A federal judge in Seattle this week put a stop to an ongoing effort by the Immigration and Customs Enforcement agency to falsely paint a 24-year-old DACA recipient as an active member of a street gang.
In February 2017, Daniel Ramirez became the first known DACA recipient to be arrested and detained by ICE agents as part of President Donald Trump’s escalated attacks on immigrant communities. ICE officials insisted that the arrest stemmed from what they called Ramirez’ “self-admitted” gang status. As it turns out, this charge is based in large part on a tattoo Ramirez has. The tattoo features the words “La Paz BCS”—a reference to his birthplace in Baja California Sur—and looks nothing like a gang logo.
Ramirez’s attorneys have since accused ICE of doctoring their clients’ paperwork to bolster their allegation. They also filed a lawsuit against the agency, claiming that ICE’s attempts to have him deported had violated his due process rights.
As Slate reported on Thursday, Judge Ricardo Martinez of the U.S. District Court for the Western District of Washington ruled in favor of Ramirez earlier this week—and in his ruling, he said that ICE had essentially fabricated Ramirez’s entire gang affiliation. From the ruling (emphasis mine):
These conclusory findings [that Ramirez was in a gang] have since been contradicted by experts and other evidence...Mr. Martin Flores, who has served as a gang expert in more than 700 cases, indicated that he has “never seen a gang member with a similar tattoo nor would [he] attribute this tattoo to have any gang-related meaning.” Defendants have produced no evidence to the contrary.
In addition, the ICE officer’s conclusion is completely contradictory to the government’s own previous findings after extensive background checks that were meant to uncover evidence of “known or suspected gang association.”

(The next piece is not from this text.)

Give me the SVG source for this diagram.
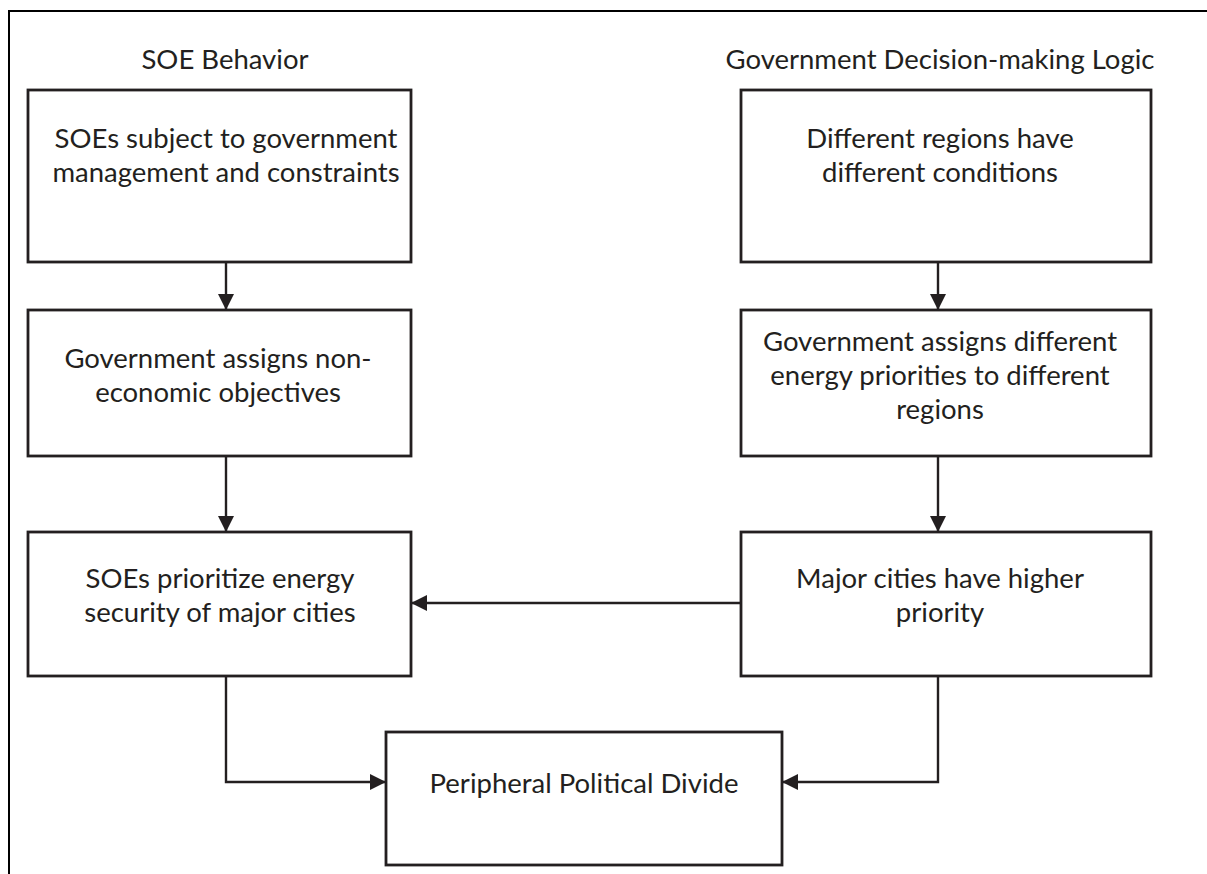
<svg xmlns="http://www.w3.org/2000/svg" width="1207" height="874" viewBox="0 0 1207 874">
<style>
.box{fill:#fff;stroke:#231f20;stroke-width:2.8}
.t{font-family:Lato,"Open Sans","Liberation Sans",sans-serif;font-size:27.5px;fill:#231f20;text-anchor:middle;dominant-baseline:central}
.c{fill:none;stroke:#231f20;stroke-width:2.4}
</style>
<defs>
<marker id="ah" viewBox="0 0 10 10" refX="10" refY="5" markerWidth="16" markerHeight="16" markerUnits="userSpaceOnUse" orient="auto">
<path d="M0,0 L10,5 L0,10 Z" fill="#231f20"/>
</marker>
</defs>
<rect width="1207" height="874" fill="#fff"/>
<path d="M9,874 V11 H1207" fill="none" stroke="#000" stroke-width="2"/>
<text class="t" x="225" y="58">SOE Behavior</text>
<text class="t" x="940" y="58">Government Decision-making Logic</text>
<g id="n1"><rect class="box" x="28" y="90" width="383" height="172"/>
<text class="t" x="226" y="137">SOEs subject to government</text>
<text class="t" x="226" y="171">management and constraints</text></g>
<g id="n2"><rect class="box" x="28" y="310" width="383" height="146"/>
<text class="t" x="218" y="357">Government assigns non-</text>
<text class="t" x="218" y="391">economic objectives</text></g>
<g id="n3"><rect class="box" x="28" y="532" width="383" height="144"/>
<text class="t" x="220" y="577">SOEs prioritize energy</text>
<text class="t" x="220" y="611">security of major cities</text></g>
<g id="r1"><rect class="box" x="741" y="90" width="410" height="172"/>
<text class="t" x="940" y="137">Different regions have</text>
<text class="t" x="940" y="171">different conditions</text></g>
<g id="r2"><rect class="box" x="741" y="310" width="410" height="146"/>
<text class="t" x="940" y="340">Government assigns different</text>
<text class="t" x="940" y="374">energy priorities to different</text>
<text class="t" x="940" y="408">regions</text></g>
<g id="r3"><rect class="box" x="741" y="532" width="410" height="144"/>
<text class="t" x="940" y="577">Major cities have higher</text>
<text class="t" x="940" y="611">priority</text></g>
<g id="b"><rect class="box" x="386" y="732" width="396" height="133"/>
<text class="t" x="584" y="782">Peripheral Political Divide</text></g>
<g id="connectors">
<path class="c" d="M226,262 V310" marker-end="url(#ah)"/>
<path class="c" d="M226,456 V532" marker-end="url(#ah)"/>
<path class="c" d="M938,262 V310" marker-end="url(#ah)"/>
<path class="c" d="M938,456 V532" marker-end="url(#ah)"/>
<path class="c" d="M741,603 H411" marker-end="url(#ah)"/>
<path class="c" d="M226,676 V782 H386" marker-end="url(#ah)"/>
<path class="c" d="M938,676 V782 H782" marker-end="url(#ah)"/>
</g>
</svg>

Most troubling to the Court, is the continued assertion that Mr. Ramirez is gang-affiliated, despite providing no evidence specific to Mr. Ramirez to the Immigration Court in connection with his administrative proceedings, and offering no evidence to this Court to support its assertions four months later...For these reasons, the Court finds that Defendants’ continued assertion that Plaintiff is a gang member or gang-affiliated is arbitrary and capricious and in violation of the APA.
What’s more, as Slate points out, as a DACA recipient, Ramirez had been subject to extensive background checks, which would have highlighted any alleged gang affiliation long before his arrest. Of course, there were none.
In his ruling, Judge Martinez ordered Ramirez’ DACA protections reinstated, thereby preventing him from being deported.
The verdict comes as defenders of the Trump administration frantically insist that the president’s recent use of the term “animals” to describe some immigrants was intended solely for gang members and not the immigrant community as a whole. Clearly, for some at ICE, that’s a distinction without a difference.
I have reached out to ICE for comment and will update if I hear back.